[Exercise prompt]
The material below should be written out in full and exactly; pictures stay out of the copy.

[Provided data]
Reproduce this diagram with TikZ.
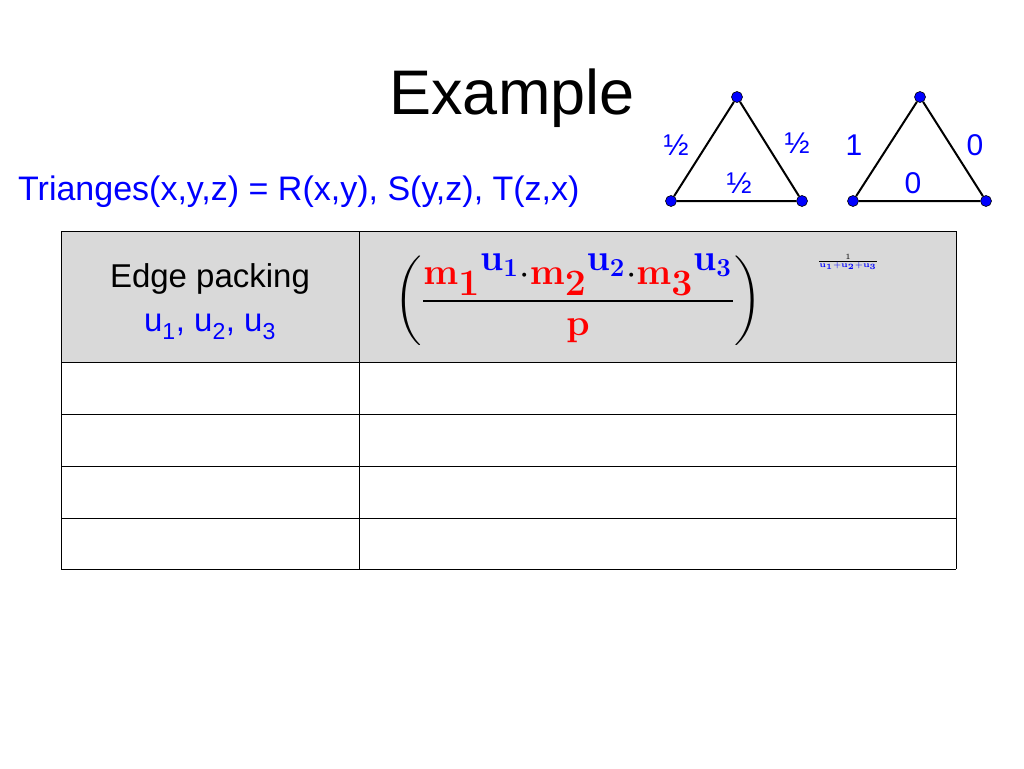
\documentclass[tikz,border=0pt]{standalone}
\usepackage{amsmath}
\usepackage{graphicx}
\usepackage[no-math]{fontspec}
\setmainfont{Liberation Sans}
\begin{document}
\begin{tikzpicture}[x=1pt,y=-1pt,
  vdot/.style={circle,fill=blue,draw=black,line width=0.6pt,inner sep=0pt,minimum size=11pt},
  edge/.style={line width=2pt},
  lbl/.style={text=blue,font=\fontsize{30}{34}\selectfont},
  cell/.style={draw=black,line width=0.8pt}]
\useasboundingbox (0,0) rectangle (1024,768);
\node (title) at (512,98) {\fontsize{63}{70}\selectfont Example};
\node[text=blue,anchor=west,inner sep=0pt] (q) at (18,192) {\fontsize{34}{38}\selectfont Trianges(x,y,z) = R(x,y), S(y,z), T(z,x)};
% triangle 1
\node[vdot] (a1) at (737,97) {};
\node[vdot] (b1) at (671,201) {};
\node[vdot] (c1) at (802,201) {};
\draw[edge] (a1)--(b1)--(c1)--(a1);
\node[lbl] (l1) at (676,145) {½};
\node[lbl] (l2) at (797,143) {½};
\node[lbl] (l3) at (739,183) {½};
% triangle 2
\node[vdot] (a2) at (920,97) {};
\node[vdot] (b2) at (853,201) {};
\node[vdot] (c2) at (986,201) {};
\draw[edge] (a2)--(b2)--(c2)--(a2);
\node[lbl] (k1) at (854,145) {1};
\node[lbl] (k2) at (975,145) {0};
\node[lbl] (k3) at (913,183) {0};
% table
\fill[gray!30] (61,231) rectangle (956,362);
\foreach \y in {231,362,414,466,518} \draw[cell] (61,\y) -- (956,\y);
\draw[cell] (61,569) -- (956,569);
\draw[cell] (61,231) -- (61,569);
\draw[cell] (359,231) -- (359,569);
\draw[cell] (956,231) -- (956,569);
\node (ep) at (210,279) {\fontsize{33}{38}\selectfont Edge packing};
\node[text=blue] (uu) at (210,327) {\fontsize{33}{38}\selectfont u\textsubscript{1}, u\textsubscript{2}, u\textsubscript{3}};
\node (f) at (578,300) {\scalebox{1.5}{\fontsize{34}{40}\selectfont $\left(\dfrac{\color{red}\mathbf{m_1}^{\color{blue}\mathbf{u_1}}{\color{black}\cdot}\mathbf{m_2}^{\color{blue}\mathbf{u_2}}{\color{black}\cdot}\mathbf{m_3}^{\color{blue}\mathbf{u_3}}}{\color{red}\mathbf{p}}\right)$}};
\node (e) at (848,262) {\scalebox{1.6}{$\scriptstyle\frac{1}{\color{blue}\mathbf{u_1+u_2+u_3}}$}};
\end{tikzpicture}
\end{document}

[Response to this exercise]
Reproduce this diagram with TikZ.
\documentclass[tikz,border=0pt]{standalone}
\usepackage{amsmath}
\usepackage{graphicx}
\usepackage[no-math]{fontspec}
\setmainfont{Liberation Sans}
\begin{document}
\begin{tikzpicture}[x=1pt,y=-1pt,
  vdot/.style={circle,fill=blue,draw=black,line width=0.6pt,inner sep=0pt,minimum size=11pt},
  edge/.style={line width=2pt},
  lbl/.style={text=blue,font=\fontsize{30}{34}\selectfont},
  cell/.style={draw=black,line width=0.8pt}]
\useasboundingbox (0,0) rectangle (1024,768);
\node (title) at (512,98) {\fontsize{63}{70}\selectfont Example};
\node[text=blue,anchor=west,inner sep=0pt] (q) at (18,192) {\fontsize{34}{38}\selectfont Trianges(x,y,z) = R(x,y), S(y,z), T(z,x)};
% triangle 1
\node[vdot] (a1) at (737,97) {};
\node[vdot] (b1) at (671,201) {};
\node[vdot] (c1) at (802,201) {};
\draw[edge] (a1)--(b1)--(c1)--(a1);
\node[lbl] (l1) at (676,145) {½};
\node[lbl] (l2) at (797,143) {½};
\node[lbl] (l3) at (739,183) {½};
% triangle 2
\node[vdot] (a2) at (920,97) {};
\node[vdot] (b2) at (853,201) {};
\node[vdot] (c2) at (986,201) {};
\draw[edge] (a2)--(b2)--(c2)--(a2);
\node[lbl] (k1) at (854,145) {1};
\node[lbl] (k2) at (975,145) {0};
\node[lbl] (k3) at (913,183) {0};
% table
\fill[gray!30] (61,231) rectangle (956,362);
\foreach \y in {231,362,414,466,518} \draw[cell] (61,\y) -- (956,\y);
\draw[cell] (61,569) -- (956,569);
\draw[cell] (61,231) -- (61,569);
\draw[cell] (359,231) -- (359,569);
\draw[cell] (956,231) -- (956,569);
\node (ep) at (210,279) {\fontsize{33}{38}\selectfont Edge packing};
\node[text=blue] (uu) at (210,327) {\fontsize{33}{38}\selectfont u\textsubscript{1}, u\textsubscript{2}, u\textsubscript{3}};
\node (f) at (578,300) {\scalebox{1.5}{\fontsize{34}{40}\selectfont $\left(\dfrac{\color{red}\mathbf{m_1}^{\color{blue}\mathbf{u_1}}{\color{black}\cdot}\mathbf{m_2}^{\color{blue}\mathbf{u_2}}{\color{black}\cdot}\mathbf{m_3}^{\color{blue}\mathbf{u_3}}}{\color{red}\mathbf{p}}\right)$}};
\node (e) at (848,262) {\scalebox{1.6}{$\scriptstyle\frac{1}{\color{blue}\mathbf{u_1+u_2+u_3}}$}};
\end{tikzpicture}
\end{document}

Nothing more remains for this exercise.